In the subsample of 200 persons in the Department of Correction who received services from the Correctional Managed Health Care system, about one in ten (N=19; 9.5%) experienced an acute psychiatric admission while incarcerated during the study period. Among those admitted, the mean±SD number of admissions was 2.1±2.5, and the mean number of days of inpatient care was 67.8±135.1. In the same justice-involved subsample, 66 persons (33%) received prescribed psychotropic medications for at least one day while under correctional supervision during the study period. Among those with any medications prescribed, the mean number of psychotropic medication prescriptions was 7.80±7.75, representing a mean of 236.0±239.7 days’ supply per person of medication during the two-year study period. For purposes of cost analysis, the costs of mental health services (and all other health care costs) for incarcerated individuals were folded into the correctional institutions’ per diem estimates, that is, as a “surcharge” shared by all incarcerated individuals.
A summary of the distribution of costs by state payer across all categories of mental health and criminal justice services is shown in
Table 4. DMHAS bore the largest proportion of costs for the two groups combined—approximately $480 million, or about 61% of the approximately $789 million in costs distributed across the four state agencies during the study period. By comparison, Medicaid paid about $191 million, nearly one-quarter of total system costs, the Department of Correction paid about $84 million (11% of total costs), and the Court Support Services Division of the Judicial Branch and law enforcement covered about $35 million (4% of total costs).

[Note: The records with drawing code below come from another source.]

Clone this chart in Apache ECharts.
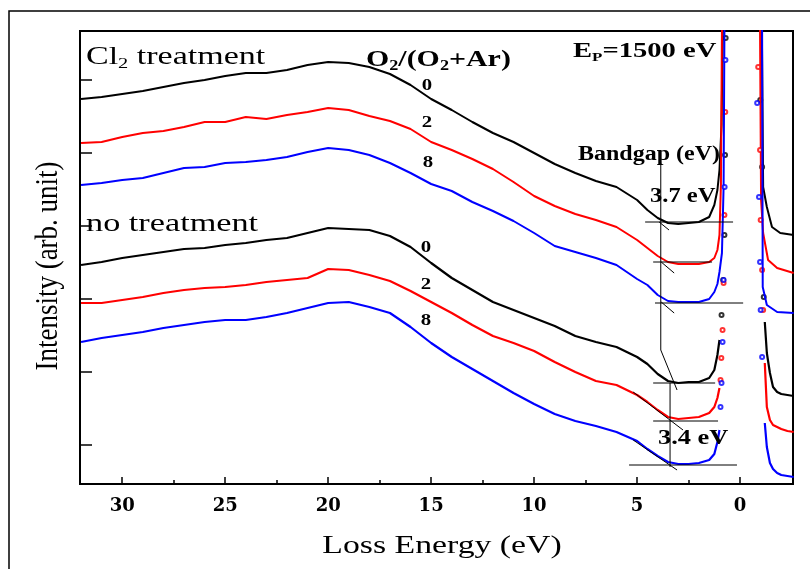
<!DOCTYPE html>
<html>
<head>
<meta charset="utf-8">
<script src="https://cdn.jsdelivr.net/npm/echarts@6/dist/echarts.min.js"></script>
<style>
  html, body { margin: 0; padding: 0; background: #fff; }
  #chart { width: 810px; height: 569px; }
</style>
</head>
<body>
<div id="chart"></div>
<script>
// loss energy grid (eV) shared by the curve bodies
const energy = [32, 31, 30, 29, 28, 27, 26, 25, 24, 23, 22, 21, 20, 19, 18, 17, 16, 15, 14, 13,
  12, 11, 10, 9, 8, 7, 6, 5, 4.5, 4, 3.5, 3, 2.5, 2, 1.5, 1.25, 1.1, 1.0]

// Cl2 treatment, O2/(O2+Ar) = 0, 2, 8 (arb. unit, stacked)
const cl2_0 = [386, 388, 391, 394, 398, 402, 405, 409, 412, 412, 415, 420, 423, 422, 418, 411, 400, 386, 375, 363,
  352, 343, 332, 321, 312, 304, 298, 285, 275, 267, 262, 261, 262, 263, 268, 280, 295, 315]
const cl2_2 = [342, 343, 348, 352, 354, 358, 363, 363, 368, 366, 370, 373, 377, 375, 369, 364, 356, 343, 335, 326,
  316, 303, 289, 279, 271, 265, 258, 245, 237, 229, 223, 221, 221, 221, 223, 227, 235, 250]
const cl2_8 = [300, 302, 305, 307, 312, 317, 318, 322, 323, 325, 328, 333, 337, 335, 330, 322, 312, 301, 294, 283,
  274, 264, 252, 239, 233, 227, 220, 206, 200, 190, 184, 183, 183, 183, 186, 193, 201, 213]
// elastic peak part (goes off the top of the frame)
const cl2_0_peak = [[0.9, 360], [0.84, 454], [0.8, 600], [-0.9, 600], [-1.06, 450], [-1.12, 298], [-1.3, 278], [-1.55, 258], [-1.95, 252], [-2.6, 250]]
const cl2_2_peak = [[0.93, 300], [0.88, 454], [0.84, 600], [-0.9, 600], [-0.97, 455], [-1.02, 285], [-1.12, 252], [-1.36, 225], [-1.8, 217], [-2.6, 212]]
const cl2_8_peak = [[0.88, 232], [0.8, 298], [0.76, 454], [0.72, 600], [-0.95, 600], [-1.07, 454], [-1.1, 198], [-1.3, 180], [-1.8, 173], [-2.6, 172]]

// no treatment, O2/(O2+Ar) = 0, 2, 8
const nt_0 = [220, 223, 227, 230, 233, 236, 237, 240, 242, 245, 247, 252, 257, 256, 255, 249, 238, 222, 207, 195,
  183, 175, 167, 159, 149, 143, 138, 128, 121, 111, 104, 102, 103, 103, 107, 115, 130, 145]
const nt_2 = [182, 182, 185, 188, 192, 195, 197, 198, 200, 203, 205, 207, 216, 215, 210, 204, 194, 183, 172, 160,
  149, 142, 134, 123, 113, 104, 100, 90, 83, 75, 68, 66, 67, 68, 72, 78, 87, 97]
const nt_8 = [143, 147, 150, 153, 157, 160, 163, 165, 165, 168, 172, 177, 182, 183, 178, 172, 158, 142, 128, 116,
  104, 92, 81, 71, 64, 59, 53, 44, 36, 29, 23, 21, 21, 22, 25, 31, 43, 55]
// sparse points on the elastic peak flanks
const nt_0_flank = [[0.9, 170], [0.82, 205], [0.76, 250], [0.73, 330], [0.7, 447], [-0.98, 385], [-1.07, 318], [-1.15, 188]]
const nt_2_flank = [[0.95, 105], [0.91, 127], [0.85, 155], [0.8, 202], [0.76, 270], [0.72, 373], [-0.88, 418], [-0.97, 335], [-1.0, 265], [-1.07, 215], [-1.12, 175]]
const nt_8_flank = [[0.95, 78], [0.9, 102], [0.85, 143], [0.8, 205], [0.75, 298], [0.71, 425], [-0.83, 382], [-0.92, 288], [-0.97, 223], [-1.0, 175], [-1.07, 128]]
// tails on the gain side
const nt_0_tail = [[-1.2, 163], [-1.3, 132], [-1.45, 112], [-1.6, 98], [-1.8, 93], [-2.0, 91], [-2.3, 90], [-2.6, 89]]
const nt_2_tail = [[-1.2, 122], [-1.3, 78], [-1.45, 65], [-1.6, 60], [-1.8, 58], [-2.0, 56], [-2.3, 54], [-2.6, 53]]
const nt_8_tail = [[-1.2, 62], [-1.3, 38], [-1.45, 22], [-1.6, 16], [-1.8, 12], [-2.0, 10], [-2.3, 9], [-2.6, 8]]

// bandgap construction lines
const gapLines = [
  [[4.61, 263], [0.34, 263]],
  [[4.22, 223], [1.36, 223]],
  [[4.13, 182], [-0.15, 182]],
  [[4.22, 102], [1.21, 102]],
  [[4.22, 64], [1.07, 64]],
  [[5.39, 20], [0.15, 20]],
  [[3.85, 322], [3.85, 135], [3.06, 95]],
  [[3.40, 102], [3.40, 18]],
  [[3.93, 263], [3.45, 255]],
  [[3.83, 223], [3.2, 212]],
  [[3.83, 183], [3.2, 172]],
  [[5.19, 93], [2.77, 55]],
  [[5.19, 45], [3.06, 15]]
]

const majorTicks = [0, 5, 10, 15, 20, 25, 30]
const minorTicks = [2.5, 7.5, 12.5, 17.5, 22.5, 27.5]
const yTicks = [40, 113, 186, 259, 332, 405]

const colors = ['#000000', '#ff0000', '#0000ff']
const serif = '"Liberation Serif"'

const pair = vals => energy.map((e, i) => [e, vals[i]])

const series = []
;[cl2_0, cl2_2, cl2_8].forEach((vals, i) => {
  const peak = [cl2_0_peak, cl2_2_peak, cl2_8_peak][i]
  series.push({
    type: 'line',
    data: pair(vals).concat(peak),
    showSymbol: false,
    lineStyle: { color: colors[i], width: 2 },
    itemStyle: { color: colors[i] },
    z: 3 + i
  })
})
;[nt_0, nt_2, nt_8].forEach((vals, i) => {
  const tail = [nt_0_tail, nt_2_tail, nt_8_tail][i]
  const flank = [nt_0_flank, nt_2_flank, nt_8_flank][i]
  series.push({
    type: 'line',
    data: pair(vals).concat([[0, '-']], tail),
    showSymbol: false,
    lineStyle: { color: colors[i], width: 2.2 },
    itemStyle: { color: colors[i] },
    z: 3 + i
  })
  series.push({
    type: 'scatter',
    data: flank,
    symbol: 'emptyCircle',
    symbolSize: 4,
    itemStyle: { color: colors[i], borderColor: colors[i], borderWidth: 1 },
    z: 3 + i
  })
})
gapLines.forEach(seg => {
  series.push({
    type: 'line',
    data: seg,
    showSymbol: false,
    silent: true,
    lineStyle: { color: '#000', width: 1 },
    z: 8
  })
})

function txt(x, y, text, size, bold, sx, align) {
  return {
    type: 'text',
    x: x,
    y: y,
    scaleX: sx,
    z: 10,
    style: {
      text: text,
      font: (bold ? 'bold ' : '') + size + 'px ' + serif,
      fill: '#000',
      textAlign: align || 'left',
      textVerticalAlign: 'middle'
    }
  }
}

function richTxt(x, y, text, size, bold, sx) {
  const w = bold ? 'bold ' : ''
  const el = txt(x, y, text, size, bold, sx)
  el.style.rich = {
    m: { font: w + size + 'px ' + serif, lineHeight: size + 4, verticalAlign: 'middle' },
    s: { font: w + Math.round(size * 0.6) + 'px ' + serif, lineHeight: 8, verticalAlign: 'bottom' }
  }
  return el
}

const chart = echarts.init(document.getElementById('chart'))
const option = {
  backgroundColor: '#fff',
  animation: false,
  grid: {
    left: 80,
    right: 17,
    top: 31,
    bottom: 85,
    show: true,
    borderColor: '#000',
    borderWidth: 2
  },
  xAxis: [
    {
      type: 'value',
      inverse: true,
      min: -2.57,
      max: 32.05,
      axisLine: { onZero: false, lineStyle: { color: '#000', width: 2 } },
      axisTick: { inside: true, length: 7, customValues: majorTicks, lineStyle: { color: '#000', width: 1.5 } },
      axisLabel: {
        customValues: majorTicks,
        margin: 13,
        color: '#000',
        fontFamily: '"DejaVu Serif"',
        fontWeight: 'bold',
        fontSize: 18
      },
      splitLine: { show: false }
    },
    {
      type: 'value',
      inverse: true,
      position: 'bottom',
      min: -2.57,
      max: 32.05,
      axisLine: { show: false, onZero: false },
      axisTick: { inside: true, length: 4, customValues: minorTicks, lineStyle: { color: '#000', width: 1.5 } },
      axisLabel: { show: false },
      splitLine: { show: false }
    }
  ],
  yAxis: {
    type: 'value',
    min: 1,
    max: 454,
    axisLine: { show: true, onZero: false, lineStyle: { color: '#000', width: 2 } },
    axisTick: { show: true, inside: true, length: 12, customValues: yTicks, lineStyle: { color: '#000', width: 1.5 } },
    axisLabel: { show: false },
    splitLine: { show: false }
  },
  graphic: [
    { type: 'rect', shape: { x: 9, y: 11, width: 900, height: 700 }, style: { fill: 'none', stroke: '#000', lineWidth: 1.5 } },
    richTxt(86, 57, '{m|Cl}{s|2}{m| treatment}', 25, false, 1.36),
    txt(86, 224, 'no treatment', 25, false, 1.37),
    richTxt(366, 60, '{m|O}{s|2}{m|/(O}{s|2}{m|+Ar)}', 23, true, 1.3),
    richTxt(573, 51, '{m|E}{s|P}{m|=1500 eV}', 22, true, 1.3),
    txt(578, 155, 'Bandgap (eV)', 20, true, 1.2),
    txt(650, 197, '3.7 eV', 21, true, 1.17),
    txt(658, 438, '3.4 eV', 22, true, 1.2),
    txt(427, 86, '0', 16, true, 1.3, 'center'),
    txt(427, 123, '2', 16, true, 1.3, 'center'),
    txt(428, 163, '8', 16, true, 1.3, 'center'),
    txt(426, 248, '0', 16, true, 1.3, 'center'),
    txt(426, 285, '2', 16, true, 1.3, 'center'),
    txt(426, 321, '8', 16, true, 1.3, 'center'),
    txt(442, 546, 'Loss Energy (eV)', 25, false, 1.35, 'center'),
    {
      type: 'text',
      x: 48,
      y: 266,
      rotation: Math.PI / 2,
      scaleY: 1.2,
      z: 10,
      style: {
        text: 'Intensity (arb. unit)',
        font: '27px ' + serif,
        fill: '#000',
        textAlign: 'center',
        textVerticalAlign: 'middle'
      }
    }
  ],
  series: series
}
chart.setOption(option, true)
</script>
</body>
</html>
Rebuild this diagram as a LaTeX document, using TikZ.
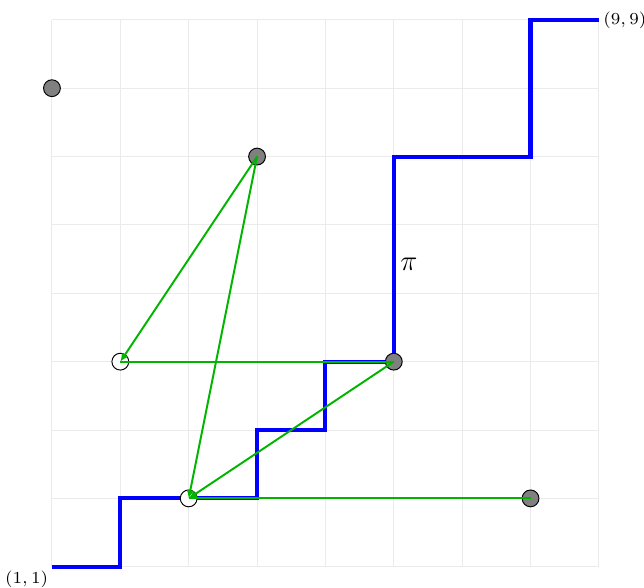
\documentclass[tikz,border=0pt]{standalone}
\usepackage{tikz}
\usetikzlibrary{arrows.meta,positioning}
\usepackage{xcolor}
\definecolor{gridline}{HTML}{EBEBEB}
\definecolor{pathblue}{HTML}{0000FF}
\definecolor{chain}{HTML}{00B400}
\definecolor{dotfill}{HTML}{808080}
\tikzset{
  >={Latex[length=1.2mm,width=1.1mm]},
  gridlines/.style={draw=gridline,line width=0.4pt},
  lattice/.style={draw=pathblue,line width=1.7pt},
  edge/.style={->,draw=chain,line width=0.8pt},
  plain/.style={draw=chain,line width=0.8pt},
  fulldot/.style={circle,draw=black,fill=dotfill,minimum size=7pt,inner sep=0pt,line width=0.4pt},
  opendot/.style={circle,draw=black,fill=white,minimum size=7pt,inner sep=0pt,line width=0.4pt},
  corner/.style={font=\scriptsize,inner sep=0.5pt},
}
\begin{document}
\begin{tikzpicture}
\useasboundingbox (0.24,0.70) rectangle (9.66,9.29);

% grid
\foreach \k in {1,...,9}{
  \draw[gridlines] (\k,1) -- (\k,9);
  \draw[gridlines] (1,\k) -- (9,\k);
}

% lattice path
\draw[lattice] (1,1) -- (2,1) -- (2,2) -- (4,2) -- (4,3) -- (5,3) -- (5,4) -- (6,4)
  -- (6,7) -- (8,7) -- (8,9) -- (9,9);
\node[font=\large] (pi) at (6.22,5.42) {$\pi$};
\node[corner,anchor=west] (end) at (9.04,9) {$(9,9)$};
\node[corner,anchor=north east] (start) at (0.97,0.96) {$(1,1)$};

% points
\node[opendot] (a) at (2,4) {};
\node[opendot] (b) at (3,2) {};
\node[fulldot] (c) at (1,8) {};
\node[fulldot] (d) at (4,7) {};
\node[fulldot] (e) at (6,4) {};
\node[fulldot] (f) at (8,2) {};

% chains
\draw[edge] (d.center) -- (a.center);
\draw[plain] (a.center) -- (e.center);
\draw[edge] (d.center) -- (b.center);
\draw[edge] (e.center) -- (b.center);
\draw[plain] (b.center) -- (f.center);

\end{tikzpicture}
\end{document}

DMHAS bore about 49% of the total costs for the justice-involved group and about 69% of the total costs for the group with no justice system involvement. The Department of Correction covered about one-quarter of the total costs for the justice-involved group alone. The Department of Social Services and Medicaid covered about 16% of costs for the justice-involved group and about 31% of costs for the group with no justice system involvement. About 10% of the total costs for the justice-involved group were borne by the Court Support Services Division of the Judicial Branch and by law enforcement agencies.
Figure 1 illustrates the differences in mean per-person costs borne by the various state agencies for the justice-involved group and the group with no involvement. DMHAS spent approximately $7,000 more per person on justice-involved individuals than on those with no involvement; however, forensic hospitalization alone was responsible for a large share of this difference in costs. By comparison, Medicaid paid approximately the same amount per person for individuals in the two groups. Judicial and law enforcement costs exceeded $6,000 per person in the justice-involved group but were only $302 (for civil commitment) in the group with no justice system involvement.
In summary, the average combined inpatient and outpatient mental health and substance abuse services costs were slightly higher for justice-involved individuals than for those with no involvement—$31,196 versus $24,728 per person, respectively, over the study period. The justice-involved group incurred total costs of $48,980 per person—approximately double the per-person costs for those who were not involved with the justice system ($24,728).